Para el cumpleaños de Anabel se vestía con una capa negra, de vampiro totalmente, y se colocaba muy serio detrás de su mesita. En vez de los cachivaches habituales, los padres de Anabel habían puesto golosinas y él hacía el papel de falso pipero. Se las podíamos comprar a cambio de una piedra o de una hoja. Como nos causaba gran emoción tener a nuestra disposición todos los dulces que quiséramos sin pagar, nos pasábamos la fiesta yendo y viniendo a su puesto. Era un vendedor muy siniestro, nunca se reía ni hacía bromas y nos miraba a todos, niños y mayores, embozado tras su capa, como si eso fuera un teatro del absurdo y él el único y lúcido observador.

Jamás conseguí no estar mala al día siguiente mientras que mis hermanos, de naturaleza más fuerte que la mía, salían intactos aunque hubieran comido lo mismo o más. Me lo pasaba vomitando, con dolor de tripa y una especie de resaca alucinada en la que bailaban niños disfrazados, revoloteaban como polillas los ahora repugnantes manjares, el abuelo galán de cine sonreía con sus dientes destellantes de inmensamente rico y Fermín me perseguía para obligarme a beber tazas y tazas de manzanilla letal.

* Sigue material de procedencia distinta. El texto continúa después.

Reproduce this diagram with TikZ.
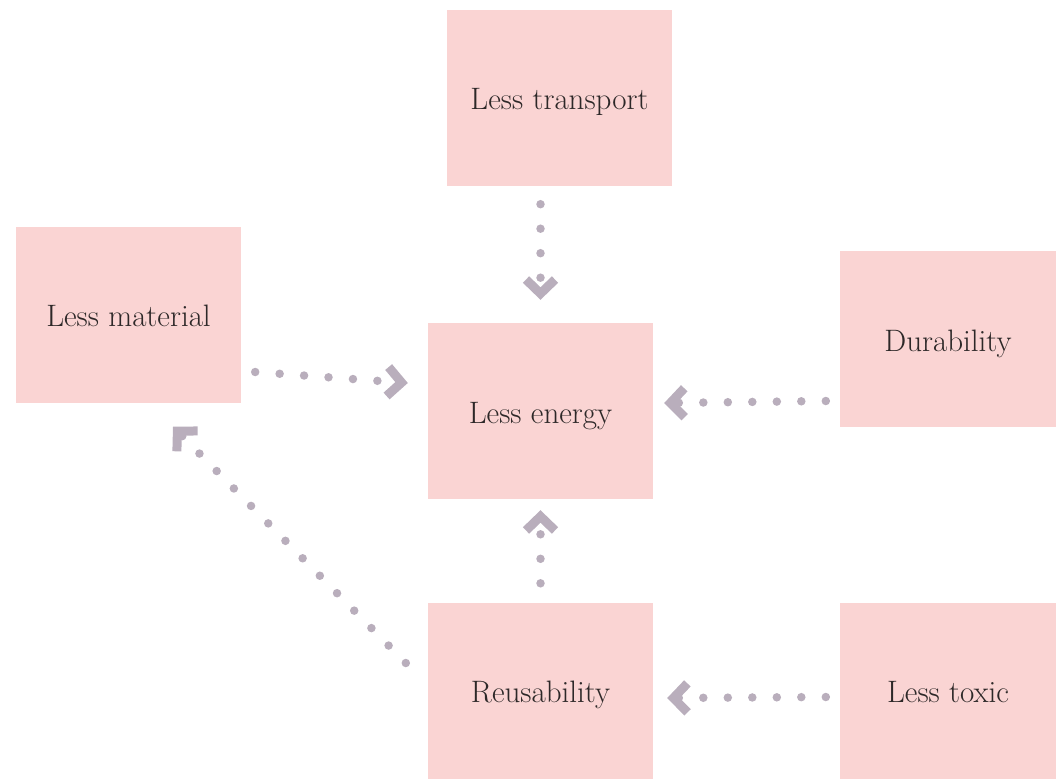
\documentclass[tikz,border=0pt]{standalone}
\usetikzlibrary{arrows.meta}
\definecolor{boxpink}{RGB}{250,212,211}
\definecolor{linkgrey}{RGB}{185,174,188}
\definecolor{labelgrey}{RGB}{45,40,40}
\begin{document}
\begin{tikzpicture}[x=1pt,y=-1pt,
  idea/.style={rectangle, fill=boxpink, minimum width=225pt, minimum height=176pt,
    inner sep=0pt, text=labelgrey, font=\fontsize{31}{36}\selectfont,
    text height=30pt, text depth=6pt},
  link/.style={draw=linkgrey, line width=8.5pt, line cap=round,
    dash pattern=on 0pt off 24.5pt,
    -{Straight Barb[sharp, length=14pt, width=29pt, line width=9pt]}}]
\useasboundingbox (0,0) rectangle (1056,778);

% boxes
\node[idea] (trans)  at (559.5,98)   {Less transport};
\node[idea] (mat)    at (128.5,314.5){Less material};
\node[idea] (energy) at (540.5,411)  {Less energy};
\node[idea, minimum width=216pt] (dur) at (948,339) {Durability};
\node[idea] (reuse)  at (540.5,690.5){Reusability};
\node[idea, minimum width=216pt] (toxic) at (948,690.5) {Less toxic};

% dotted links
\draw[link] ([shift={(-19,18)}]trans.south) -- ([shift={(0,-23)}]energy.north);
\draw[link] ([shift={(14,57.5)}]mat.east) -- ([shift={(-20,-28)}]energy.west);
\draw[link] ([shift={(-14,62)}]dur.west) -- ([shift={(11,-8)}]energy.east);
\draw[link] ([shift={(0,-19)}]reuse.north) -- ([shift={(0,11)}]energy.south);
\draw[link] ([shift={(-22,-27.5)}]reuse.west) -- ([shift={(44.5,24)}]mat.south);
\draw[link] ([shift={(-14,6.5)}]toxic.west) -- ([shift={(14,7.5)}]reuse.east);
\end{tikzpicture}
\end{document}
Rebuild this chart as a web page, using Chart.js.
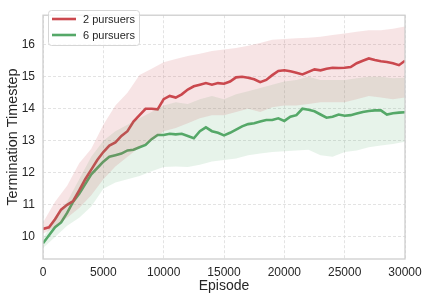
<!DOCTYPE html>
<html>
<head>
  <title>Termination Timestep</title>
  <script src="https://cdn.jsdelivr.net/npm/chart.js"></script>
  <style>
    body { margin: 0; background: #fff; }
    #wrap { width: 428px; height: 300px; }
  </style>
</head>
<body>
  <div id="wrap"><canvas id="myChart"></canvas></div>
  <script>
    // mean curves, one value every 500 episodes
    const episodes = [0, 500, 1000, 1500, 2000, 2500, 3000, 3500, 4000, 4500, 5000, 5500, 6000, 6500, 7000, 7500,
      8000, 8500, 9000, 9500, 10000, 10500, 11000, 11500, 12000, 12500, 13000, 13500, 14000, 14500, 15000, 15500,
      16000, 16500, 17000, 17500, 18000, 18500, 19000, 19500, 20000, 20500, 21000, 21500, 22000, 22500, 23000, 23500,
      24000, 24500, 25000, 25500, 26000, 26500, 27000, 27500, 28000, 28500, 29000, 29500, 30000];
    const pursuers2 = [10.25, 10.3, 10.55, 10.85, 11.0, 11.12, 11.45, 11.8, 12.1, 12.4, 12.65, 12.85, 12.95, 13.15, 13.3, 13.6,
      13.8, 14.0, 14.0, 13.98, 14.3, 14.4, 14.35, 14.45, 14.6, 14.7, 14.75, 14.8, 14.75, 14.8, 14.78, 14.85,
      14.98, 15.0, 14.97, 14.92, 14.83, 14.9, 15.05, 15.18, 15.2, 15.17, 15.12, 15.07, 15.15, 15.23, 15.2, 15.25,
      15.28, 15.27, 15.28, 15.3, 15.42, 15.5, 15.57, 15.52, 15.48, 15.46, 15.42, 15.36, 15.5];
    const pursuers6 = [9.8, 10.05, 10.3, 10.45, 10.75, 11.1, 11.35, 11.65, 11.95, 12.15, 12.35, 12.5, 12.55, 12.6, 12.7, 12.72,
      12.8, 12.87, 13.05, 13.18, 13.18, 13.22, 13.2, 13.22, 13.15, 13.08, 13.3, 13.42, 13.3, 13.25, 13.17, 13.25,
      13.35, 13.45, 13.52, 13.55, 13.6, 13.65, 13.65, 13.7, 13.62, 13.75, 13.8, 14.0, 13.97, 13.92, 13.82, 13.72,
      13.75, 13.82, 13.78, 13.8, 13.85, 13.9, 13.93, 13.95, 13.95, 13.82, 13.86, 13.88, 13.89];

    // shaded spread, one value every 1000 episodes
    const bandEpisodes = [0, 1000, 2000, 3000, 4000, 5000, 6000, 7000, 8000, 9000, 10000, 11000, 12000, 13000, 14000, 15000,
      16000, 17000, 18000, 19000, 20000, 21000, 22000, 23000, 24000, 25000, 26000, 27000, 28000, 29000, 30000];
    const upper2 = [10.45, 11.1, 11.6, 12.3, 12.75, 13.5, 14.1, 14.5, 15.05, 15.25, 15.45, 15.55, 15.65, 15.72, 15.8, 15.85,
      15.9, 15.97, 16.05, 16.15, 16.18, 16.2, 16.22, 16.25, 16.3, 16.35, 16.4, 16.45, 16.45, 16.5, 16.57];
    const lower2 = [10.1, 10.3, 10.6, 10.9, 11.3, 11.8, 12.2, 12.5, 12.8, 13.0, 13.3, 13.4, 13.55, 13.7, 13.8, 13.8,
      13.9, 14.0, 13.9, 14.05, 14.1, 14.1, 14.15, 14.2, 14.2, 14.2, 14.3, 14.4, 14.35, 14.3, 14.35];
    const upper6 = [9.95, 10.6, 11.1, 11.8, 12.5, 13.0, 13.3, 13.5, 13.7, 13.9, 14.1, 14.2, 14.15, 14.3, 14.4, 14.3,
      14.45, 14.55, 14.65, 14.75, 14.85, 14.9, 15.0, 14.9, 14.9, 14.9, 14.95, 15.0, 15.0, 14.95, 14.97];
    const lower6 = [9.65, 10.0, 10.35, 10.6, 10.95, 11.5, 11.7, 11.8, 11.9, 12.05, 12.18, 12.2, 12.18, 12.25, 12.35, 12.4,
      12.45, 12.55, 12.6, 12.65, 12.67, 12.7, 12.72, 12.55, 12.5, 12.65, 12.7, 12.8, 12.85, 12.9, 12.97];

    const xTicks = [0, 5000, 10000, 15000, 20000, 25000, 30000];
    const yTicks = [10, 11, 12, 13, 14, 15, 16];
    const labels = ['2 pursuers', '6 pursuers'];

    const red = 'rgb(203, 72, 78)';
    const green = 'rgb(85, 168, 104)';
    const font = '"Liberation Sans", Arial, sans-serif';
    const pts = (xs, ys) => xs.map((x, i) => ({ x: x, y: ys[i] }));
    const band = (ys, color, fill) => ({
      data: pts(bandEpisodes, ys), borderWidth: 0, pointRadius: 0,
      backgroundColor: color, fill: fill, tension: 0
    });

    const insideLegend = {
      id: 'insideLegend',
      afterDatasetsDraw(chart) {
        const ctx = chart.ctx;
        const a = chart.chartArea;
        ctx.save();
        // frame
        ctx.strokeStyle = '#cccccc';
        ctx.lineWidth = 1.25;
        ctx.strokeRect(a.left, a.top, a.right - a.left, a.bottom - a.top);
        // legend box
        const bx = 48.5, by = 10.5, bw = 91, bh = 35;
        ctx.beginPath();
        ctx.roundRect(bx, by, bw, bh, 3);
        ctx.fillStyle = 'rgba(255,255,255,0.8)';
        ctx.fill();
        ctx.strokeStyle = '#d6d6d6';
        ctx.lineWidth = 1;
        ctx.stroke();
        const colors = [red, green];
        ctx.font = '11px ' + font;
        ctx.textBaseline = 'middle';
        labels.forEach((t, i) => {
          const y = 19 + i * 16;
          ctx.strokeStyle = colors[i];
          ctx.lineWidth = 2.6;
          ctx.beginPath();
          ctx.moveTo(52, y);
          ctx.lineTo(76, y);
          ctx.stroke();
          ctx.fillStyle = '#262626';
          ctx.fillText(t, 83, y + 0.5);
        });
        ctx.restore();
      }
    };

    const ctx = document.getElementById('myChart').getContext('2d');
    const chart = new Chart(ctx, {
      type: 'line',
      data: {
        datasets: [
          band(upper2, 'rgba(203, 72, 78, 0.15)', '+1'),
          band(lower2, 'rgba(0,0,0,0)', false),
          band(upper6, 'rgba(85, 168, 104, 0.14)', '+1'),
          band(lower6, 'rgba(0,0,0,0)', false),
          {
            label: labels[0], data: pts(episodes, pursuers2), borderColor: red,
            borderWidth: 2.6, pointRadius: 0, fill: false, tension: 0
          },
          {
            label: labels[1], data: pts(episodes, pursuers6), borderColor: green,
            borderWidth: 2.6, pointRadius: 0, fill: false, tension: 0
          }
        ]
      },
      options: {
        responsive: true,
        maintainAspectRatio: false,
        animation: false,
        layout: { padding: { top: 5, right: 23, left: 0, bottom: 0 } },
        plugins: { legend: { display: false }, tooltip: { enabled: false } },
        scales: {
          x: {
            type: 'linear', min: 0, max: 30000,
            afterFit: s => { s.height = 41; },
            afterBuildTicks: s => { s.ticks = xTicks.map(v => ({ value: v })); },
            border: { display: false, dash: [3, 2] },
            grid: { color: '#dcdcdc', lineWidth: 0.8, drawTicks: false },
            ticks: {
              padding: 6, color: '#262626', maxRotation: 0,
              callback: v => String(v),
              font: { family: font, size: 12 }
            },
            title: {
              display: true, text: 'Episode', color: '#262626', padding: { top: 0, bottom: 5 },
              font: { family: font, size: 14 }
            }
          },
          y: {
            min: 9.31, max: 16.92,
            afterFit: s => { s.width = 43; },
            afterBuildTicks: s => { s.ticks = yTicks.map(v => ({ value: v })); },
            border: { display: false, dash: [3, 2] },
            grid: { color: '#dcdcdc', lineWidth: 0.8, drawTicks: false },
            ticks: {
              padding: 8, color: '#262626',
              callback: v => String(v),
              font: { family: font, size: 12 }
            },
            title: {
              display: true, text: 'Termination Timestep', color: '#262626', padding: { top: 4, bottom: 0 },
              font: { family: font, size: 14.4 }
            }
          }
        }
      },
      plugins: [insideLegend]
    });
  </script>
</body>
</html>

Ya te advertí que no te pasaras comiendo, me recordaba mi vengativa madre, ella sí de verdad con una taza de la asquerosa infusión en la mano.

Sitio feo

Esto tiene el sitio feo: hierbajos amarillos y resecos, cardos borriqueros, zarzas y flores salvajes, todo mezclado, revuelto, enmarañado y confuso. Plantas mutantes, tan atípicas que parecen sacadas del cuaderno de un botánico loco. Solo un árbol, un álamo de hojas reversibles, verdes por un lado, blancas por el otro, a las que el viento cambia de color cuando se aburre.

Dos mariposas naranjas que vuelan juntas, cuatro pájaros que se han parado a repostar, una lagartija huidiza y un camino polvoriento de tierra seca y sucia que se desvía ondulando, como si estuviera borracho o no tuviera claro si quiere quedarse o largarse hacia terrenos más civilizados. Las espigas son tan altas que bordan la línea del cielo.

Apenas hay gente en el sitio feo, como es feo…De su vegetación desmelenada brota un aliento húmedo y fresco, señal de que escondido en sus tripas vive un arroyo. Por encima lo mira el monte como a un hijo díscolo y un poco pintas y por debajo es él quien mira a los ejemplares jardines de setos recortados, flores formando círculos, ordenados senderos, piedras en fila y césped uniforme.

Espero que a nadie se le ocurra venir con sus peines a embellecer y ordenar mi precioso sitio feo.